Article publié sur Causeur.fr


[1] Barbara Lefebvre. Génération « J’ai le droit ! » Albin Michel. 2018. p. 137
[2] André Chervel, Marie Duru-Bellat. « Débat autour d'un livre - A propos d'une question controversée : le niveau scolaire. Baudelot (Christian), Establet (Roger). — Le niveau monte : réfutation d'une vieille idée concernant la prétendue décadence de nos écoles ». In: Revue française de pédagogie, volume 89, 1989. pp. 93-99
[3] Charles Péguy. Notre jeunesse. Gallimard. Collection [Idées nrf]. 1969

1 commentaire:

  1. On va passer d'une école pédagogiste où l'enfant était au centre (aberration moderniste) à une école où le savoir est au centre (aberration postmoderniste) alors qu'une école qui transmet, qui forme, serait une école où le non savoir serait au centre.
    Le maitre étant alors celui qui sait qu'il ne sait pas et qui transmet cela.
    En fait le maitre n'a même pas besoin de vivre le non savoir, il en est le dépositaire officiel reconnu, dont l'autorité reconnue socialement ne peut donc être récusée par l'enfant.
    A partir de cette transmission douloureuse pour l'enfant de l'incomplétude les connaissances prennent du sens et s'acquièrent avec joie.
    C'est transmettre l'esprit sans lequel le mental est une machine folle qui accumule toutes sortes de savoirs dépourvus de sens.

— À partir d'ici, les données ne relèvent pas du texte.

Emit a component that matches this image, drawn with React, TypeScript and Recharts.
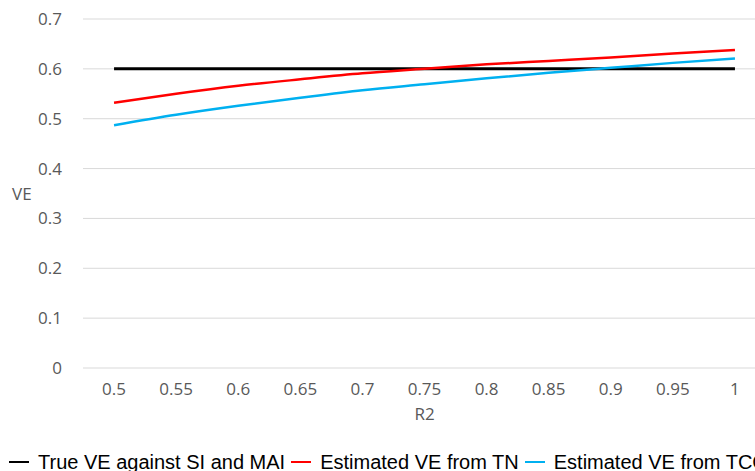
import { LineChart, Line, XAxis, YAxis, CartesianGrid, Legend, Label } from "recharts";

const r2 = ["0.5", "0.55", "0.6", "0.65", "0.7", "0.75", "0.8", "0.85", "0.9", "0.95", "1"];
const trueVE = [0.6, 0.6, 0.6, 0.6, 0.6, 0.6, 0.6, 0.6, 0.6, 0.6, 0.6];
const veTN = [0.532, 0.55, 0.566, 0.579, 0.591, 0.6, 0.609, 0.616, 0.623, 0.631, 0.638];
const veTCC = [0.487, 0.508, 0.526, 0.542, 0.557, 0.569, 0.581, 0.592, 0.602, 0.612, 0.621];
const yTicks = [0, 0.1, 0.2, 0.3, 0.4, 0.5, 0.6, 0.7];

const data = r2.map((x, i) => ({
  r2: x,
  trueVE: trueVE[i],
  veTN: veTN[i],
  veTCC: veTCC[i],
}));

const legendItems = [
  { name: "True VE against SI and MAI", color: "#000000" },
  { name: "Estimated VE from TN", color: "#ff0000" },
  { name: "Estimated VE from TCC", color: "#00b0f0" },
];

function BottomLegend() {
  return (
    <div
      style={{
        height: 50,
        paddingTop: 17,
        boxSizing: "border-box",
        paddingLeft: 1,
        display: "flex",
        whiteSpace: "nowrap",
        fontFamily: "'Liberation Sans', sans-serif",
        fontSize: 20,
        lineHeight: "24px",
        color: "#000",
      }}
    >
      {legendItems.map((it) => (
        <span key={it.name} style={{ display: "inline-flex", alignItems: "center", marginRight: 6 }}>
          <span style={{ display: "inline-block", width: 20, height: 2, background: it.color, marginRight: 9 }} />
          {it.name}
        </span>
      ))}
    </div>
  );
}

const tickStyle = { fill: "#595959", fontSize: 17, fontFamily: "'Open Sans', sans-serif" };

export default function App() {
  // the reference is cropped on the right and bottom, so the page frame is 755x471 and clips the chart
  return (
    <div style={{ width: 755, height: 471, padding: "8px 0 0 8px", boxSizing: "border-box", overflow: "hidden" }}>
      <style>{"body{margin:0}"}</style>
      <LineChart width={768} height={480} data={data} margin={{ top: 11, right: 10, left: 0, bottom: 10 }}>
        <CartesianGrid vertical={false} stroke="#d9d9d9" />
        <XAxis
          dataKey="r2"
          scale="band"
          height={60}
          tickLine={false}
          axisLine={false}
          tickMargin={9}
          tick={tickStyle}
          interval={0}
        >
          <Label value="R2" position="insideBottom" offset={8} style={tickStyle} />
        </XAxis>
        <YAxis
          width={75}
          domain={[0, 0.7]}
          ticks={yTicks}
          tickLine={false}
          axisLine={false}
          tickMargin={15}
          tick={tickStyle}
        >
          <Label value="VE" position="insideLeft" offset={4} style={tickStyle} />
        </YAxis>
        <Legend verticalAlign="bottom" align="left" content={() => <BottomLegend />} />
        <Line type="monotone" dataKey="trueVE" stroke="#000000" strokeWidth={3} dot={false} isAnimationActive={false} />
        <Line type="monotone" dataKey="veTN" stroke="#ff0000" strokeWidth={2.5} dot={false} isAnimationActive={false} />
        <Line type="monotone" dataKey="veTCC" stroke="#00b0f0" strokeWidth={2.5} dot={false} isAnimationActive={false} />
      </LineChart>
    </div>
  );
}
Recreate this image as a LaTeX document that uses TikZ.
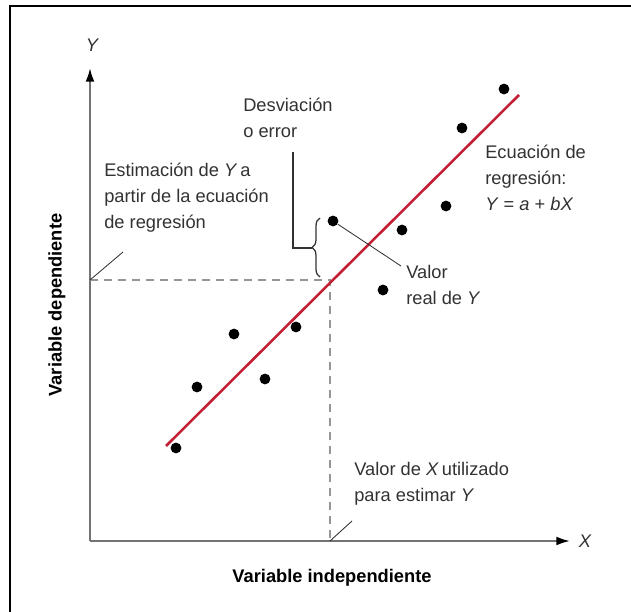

    Une école qui transmet suppose l'hétéronomie, la verticalité, la transcendance, bref elle n'est pas prête de voir le jour dans le monde plat des réseaux et dans la haine assez anachronique mais toujours puissante de la transcendance.

    Le pédagogisme dit que l'enfant est un merveilleux petit sujet qui va tout découvrir tout seul si on le laisse faire ce qu'il veut.
    Le cognitivisme et la neuroscience disent qu'il n'y a pas de sujet et qu'il n'y a qu'à dresser l'enfant pour le gaver de connaissances.

    Là où le pédagogisme fabriquait d'insupportables petit dieux ignares, le cognitivisme et la neuroscience vont fabriquer des fous furieux... des experts... ainsi que des experts fous furieux.